To wit, in February’s “supply response” I discussed the severe “manipulation dichotomy” of Precious Metals relative to other commodities – with the latter having been so artificially depressed, for so long, the upcoming supply response will be unprecedented. At least, on the upside – as conversely, the downside of the dozens of commodities artificially (if not inadvertently) supported by Central bank money printing, is nearly unprecedented. This is why, despite the so-called “recovery” propagandized by the Fed, the CRB Commodity Index appears likely to not only take out its 2009 spike bottom low in short order, but challenge lows going back to mid-1970s – when the gold standard was still visible in the rear view mirror, and global debt levels close to ZERO.

Just in the past 24 hours, the blatancy of such interventions has been as astonishing as their sheer size – as in Switzerland, China, and of course the U.S., where the PPT managed to close the “Dow Jones Propaganda Average” exactly 1.95% lower (can’t go below 2%, can we?), whilst all other global equity markets fell at least 3%. But nowhere more so than Precious Metals, which since their opening surge on Sunday was met by the 104th “Sunday Night Sentiment” raid of the past 106 weeks, the Cartel has maniacally, relentlessly “capped and attacked” – using the same algorithms we have observed for the past decade-plus.

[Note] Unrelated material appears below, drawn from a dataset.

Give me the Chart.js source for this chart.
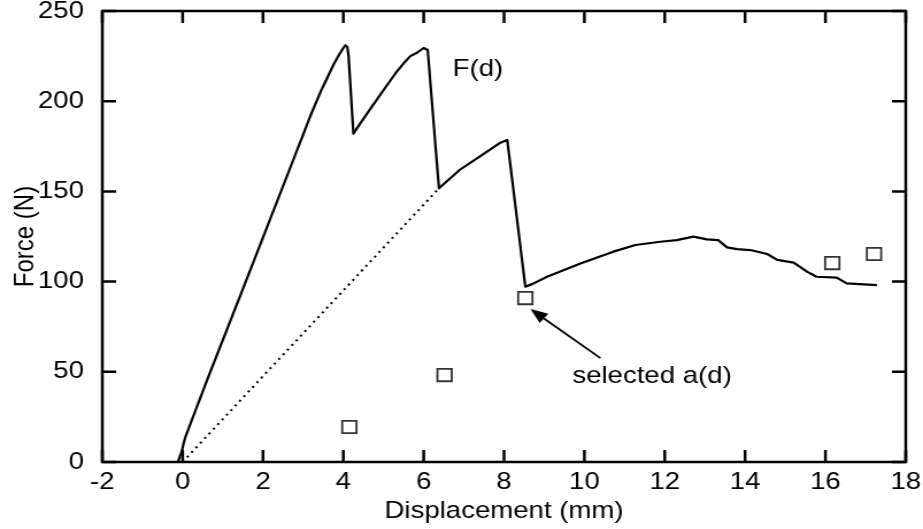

To wit, COMEX silver open interest has now hit an all-time high level – which in any other market, would be indicative of soaring prices. But not silver, where such interest is due to naked shorting by “commercials” with no actual “commercial” interest in silver trading; as the massive open interest dwarfs the amount of actually silver outstanding – not just in COMEX inventories, but the world. This is the “giant pink elephant” Chris Powell of GATA wrote of yesterday afternoon; supplemented by last night’s blockbuster news that JP Morgan and Citigroup’s “commodity derivatives” exposure exploded during the first quarter – for contracts with less than one year until maturity, $300 billion to $4 trillion!

Moreover, the Office of the Comptroller of the Currency’s quarterly derivatives report – where such information emanated – revealed the category of “gold derivatives” was unceremoniously deleted; now, combined with foreign exchange derivatives so as to hide their size. In other words, as Chris Powell wrote in a follow-up article, the U.S. government is so fearful of the ongoing commodity market carnage (does the “oil PPT” ring a bell?), they have essentially commandeered them as well – and particularly Precious Metals like silver, whose tiny market size makes it especially prone to acting in an “unfavorable” upside manner.

It will, of course, in due time. And already this month we have not only seen a surge in U.S. Mint silver sales, but significantly higher “junk silver” prices whilst paper prices have been relentlessly suppressed. As for gold, “record demand” doesn’t appropriately describe the ongoing frenzy in China, Germany, and countless other nations where collapsing currencies, economies, and Central banking confidence are causing physical sales to hover at, or above, previous highs.

Again, all such machinations – illegal, unethical, and immoral – have been enacted in the name of “saving” history’s largest fiat Ponzi scheme. Or, at least, to preserve it as long as possible, to benefit the “1%” at the top of the financial food chain. However, the Greek implosion – which officially begins at 12:01 AM tonight – demonstrates how said scheme has finally hit the brick wall “Economic Mother Nature” erected. And thus, it’s just a matter of time before the “dominoes” start falling – far larger than Greece, and far more reaching in their horrific ramifications. Except, of course, in “safe haven” assets with the ability to not only withstand the traumatic political, economic, and social forces that must inevitably arrive, but thrive within them. Fortunately for you, they are still available – at prices, no less, well below not only the industry’s marginal cost of production, but its long-term cost of sustainability.